Сверху давило, стонало, пыхтело, вяло шевелилось, пыталось назвать знакомое имя, пробиться сквозь недоумение говорливым голосом, ворваться через уши да в кровь…
Неуклюже переползая, придавливая тяжелым весом к принимающей земле, ударило локтем по прижатой к телу руке, отчего слезы, таящиеся в глуби, мгновенно пробили оболочку из верблюжьего клея, веки разомкнулись пестрыми шторками, на щеки закапала влага, ресницы поймали пятнистые кугуаровы блики скачущих полупустынных цветов, и ветер, пахнущий еще незнакомым Юу чабрецом и полынью, бамбуком и прикорнувшей в проруби затворницей-кувшинкой, предвечерний ветер будущих открытий с горной бухты донес до застывшего мальчишки колокольный набатный звон, сплетенный с пением кузнецовых цикад. Ветер вился рядом, любопытствовал, подбадривал, дергал за черные грязные прядки. Извлекал из поломанных древесных прутьев причудливую руладу, трещал чечетками сушняка, бросал и вихрил отстиранный в восточном ручье щебень. Путал загривки, играл саксофоном трубного жерла, что выплюнуло побитого бледного ребенка и его такого же побитого клоуна наружу, под немеркнущий купол, пришивший к себе белую пуговицу переливчатого солнца, полыхающего так нестерпимо слепяще, что набегала соленая вода, лопались и кровавились белковые сосуды, сужались отмирающие зрачки, а всё никак не получалось просто взять и отвести завороженного взгляда.

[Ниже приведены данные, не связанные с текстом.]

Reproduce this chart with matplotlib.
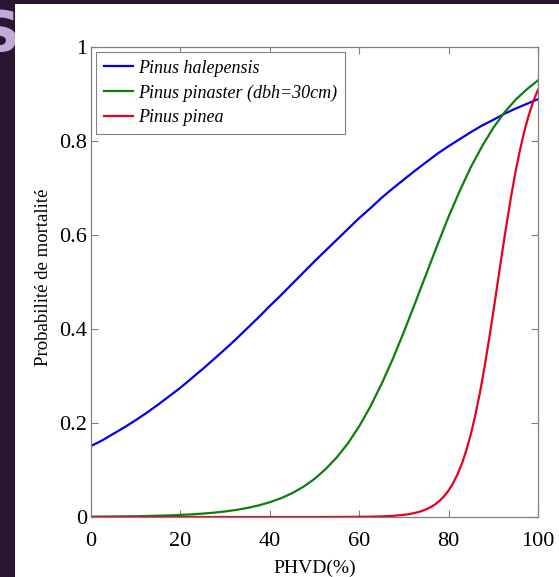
import numpy as np
import matplotlib
matplotlib.use('Agg')
import matplotlib.pyplot as plt
from matplotlib.patches import Rectangle

# PHVD (%) grid and mortality probabilities
phvd = [0, 2.5, 5, 7.5, 10, 12.5, 15, 17.5, 20, 22.5, 25, 27.5, 30, 32.5, 35, 37.5,
        40, 42.5, 45, 47.5, 50, 52.5, 55, 57.5, 60, 62.5, 65, 67.5, 70, 72.5, 75,
        77.5, 80, 82.5, 85, 87.5, 90, 92.5, 95, 97.5, 100]

halepensis = [0.151, 0.163, 0.177, 0.191, 0.206, 0.222, 0.239, 0.257, 0.275, 0.295,
              0.315, 0.336, 0.357, 0.379, 0.402, 0.425, 0.449, 0.472, 0.496, 0.520,
              0.544, 0.567, 0.590, 0.613, 0.636, 0.657, 0.679, 0.699, 0.718, 0.737,
              0.755, 0.773, 0.789, 0.804, 0.819, 0.833, 0.845, 0.858, 0.869, 0.879, 0.889]

pinaster = [0.0006, 0.0008, 0.0010, 0.0013, 0.0016, 0.0021, 0.0027, 0.0034, 0.0044, 0.0056,
            0.0072, 0.0092, 0.0118, 0.0151, 0.0193, 0.0246, 0.0314, 0.0399, 0.0507, 0.0642,
            0.081, 0.102, 0.127, 0.157, 0.193, 0.235, 0.283, 0.336, 0.394, 0.455,
            0.517, 0.579, 0.639, 0.694, 0.745, 0.789, 0.828, 0.861, 0.888, 0.910, 0.929]

# pinea rises steeply, so it is read on a finer grid near the top end
phvd_pinea = [0, 10, 20, 30, 40, 50, 55, 60, 62.5, 65, 67.5, 70, 71, 72, 73, 74, 75, 76,
              77, 78, 79, 80, 81, 82, 83, 84, 85, 86, 87, 88, 89, 90, 91, 92, 93, 94,
              95, 96, 97, 98, 99, 100]
pinea = [0.0, 0.0, 0.0, 0.0, 0.0, 0.0, 0.0001, 0.0004, 0.0007, 0.0013, 0.0024, 0.0046,
         0.0059, 0.0077, 0.0099, 0.0127, 0.0164, 0.0210, 0.0270, 0.0346, 0.0443, 0.0565,
         0.0718, 0.0909, 0.114, 0.143, 0.177, 0.218, 0.264, 0.317, 0.375, 0.436, 0.500,
         0.564, 0.625, 0.683, 0.736, 0.782, 0.823, 0.857, 0.886, 0.909]

labels = ['Pinus halepensis', 'Pinus pinaster (dbh=30cm)', 'Pinus pinea']
colors = ['#0000ee', '#0a800a', '#e8001c']

plt.rcParams['font.family'] = ['Liberation Serif', 'DejaVu Serif']

fig = plt.figure(figsize=(5.59, 5.77), dpi=100, facecolor='#2a1530')
fig.text(-0.036, 0.939, 'S', fontsize=40, color='#c3a9d6', fontweight='bold',
         family='DejaVu Sans', va='center', ha='left', zorder=0)
fig.patches.append(Rectangle((15 / 559, 0), 1, 1 - 4 / 577, transform=fig.transFigure,
                             facecolor='white', edgecolor='none', zorder=1))

ax = fig.add_axes([91 / 559, 60 / 577, 447 / 559, 470 / 577])
ax.set_zorder(2)
ax.plot(phvd, halepensis, color=colors[0], linewidth=1.6, label=labels[0])
ax.plot(phvd, pinaster, color=colors[1], linewidth=1.6, label=labels[1])
ax.plot(phvd_pinea, pinea, color=colors[2], linewidth=1.6, label=labels[2])

ax.set_xlim(0, 100)
ax.set_ylim(0, 1)
ax.set_xticks([0, 20, 40, 60, 80, 100])
ax.set_yticks([0, 0.2, 0.4, 0.6, 0.8, 1])
ax.set_yticklabels(['0', '0.2', '0.4', '0.6', '0.8', '1'])
ax.tick_params(direction='in', top=True, right=True, length=5, width=0.8,
               color='#808080', labelsize=16, pad=3)
ax.tick_params(axis='x', pad=11)
for s in ax.spines.values():
    s.set_color('#808080')
    s.set_linewidth(0.9)

ax.set_xlabel('PHVD(%)', fontsize=14, labelpad=6)
ax.set_ylabel('Probabilité de mortalité', fontsize=13.5)
ax.yaxis.set_label_coords(-0.087, 0.51)

leg = ax.legend(loc='upper left', prop={'style': 'italic', 'size': 13},
                fancybox=False, framealpha=1, edgecolor='#808080',
                borderaxespad=0.25, handlelength=1.65, handletextpad=0.25,
                labelspacing=0.42, borderpad=0.45)
leg.get_frame().set_linewidth(0.8)

fig.savefig('out.png', dpi=100, facecolor=fig.get_facecolor())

Второй вдыхал сдавленной грудью трепетный свободный воздух, втягивал в вены-ноздри горькую на слово волю, прижимался ладонями к настоящей живой земле и всё смотрел на это чертово солнце, не в силах унять боль, страшась, что такому, как он, никогда не привыкнуть и никогда не слиться с ним, никогда не пригодиться для жизни наверху и никогда не прижиться, сделавшись хоть сколько-то достойным огненного шара, толстопузо посверкивающего откормленными пухлыми щеками странствующих пасхальных лучей.